Di samping syakti-syakti tersebut, dalam anggapan agama Hindu para dewa tertinggi juga mempunyai kendaraan (tunggangan) yang berupa hewan-hewan tertentu yang mempunyai kekuatan khusus. Misalnya, Syiwa mempunyai kendaraan lembu yang disebut “nandi”, sedangkan Wisnu mempunyai kendaraan burung rajawali yang disebut “garuda”, dan Brahma berkendaraan hewan unggas (angsa) yang disebut “hangsa”.
Sistem dewa-dewa dalam agama Hindu juga ada sangkut pautnya dengan kekuatan alam. Misalnya, matahari disebut Dewa Surya, bumi disebut Dewi Pertiwi, langit-langit dan laut sering disebut Dewa Waruna, hujan dan perang disebut Dewa Indra, angin topan disebut Dewa Maruta atau Dewa Marut. Nama-nama dewa alam sering terjadi salah tafsir di antara sekte-sekte tertentu dalam agama Hindu. Misalnya, untuk Dewa Indra adalah Dewa Perang tetapi untuk sekte yang lain adalah Dewa Hujan. Begitulah seterusnya sehingga amat sukar dipegang sebagai anggapan yang mantap. Apalagi alasan penamaan tersebut tidak ada dasarnya dalam kitab-kitab Weda.

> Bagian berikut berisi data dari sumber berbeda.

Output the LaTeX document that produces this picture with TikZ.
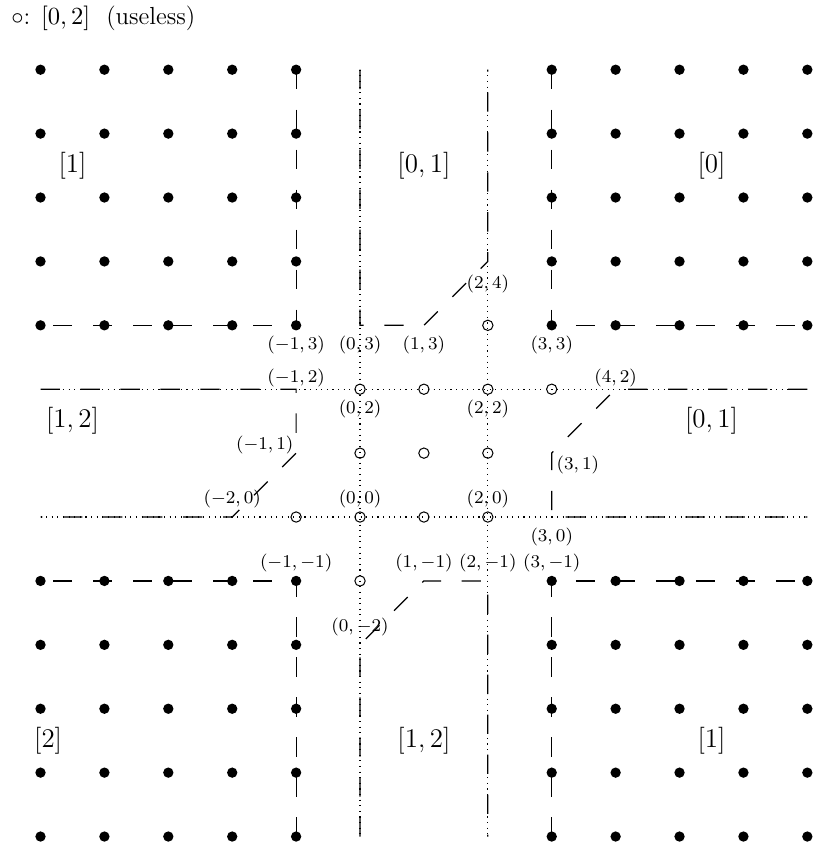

Hewan-hewan tertentu juga dipuja dalam agama Hindu sebagai penjelmaan para dewa. Kera, dianggap sebagai rakyatnya Hanoman (penjelmaan dewata) yang menjadi tentaranya Rama (penjelmaan Wisnu). Lembu, ular dan buaya juga dipuja dalam agama Hindu karena dianggap penjelmaan para dewa tertentu. Terutama lembu, sangat dimuliakan, dianggap hewan suci dan tidak boleh dibunuh. Bahkan kotorannya dianggap suci pula, dapat melenyapkan noda-noda tertentu baik berupa penyakit kejiwaan atau tubuh manusia.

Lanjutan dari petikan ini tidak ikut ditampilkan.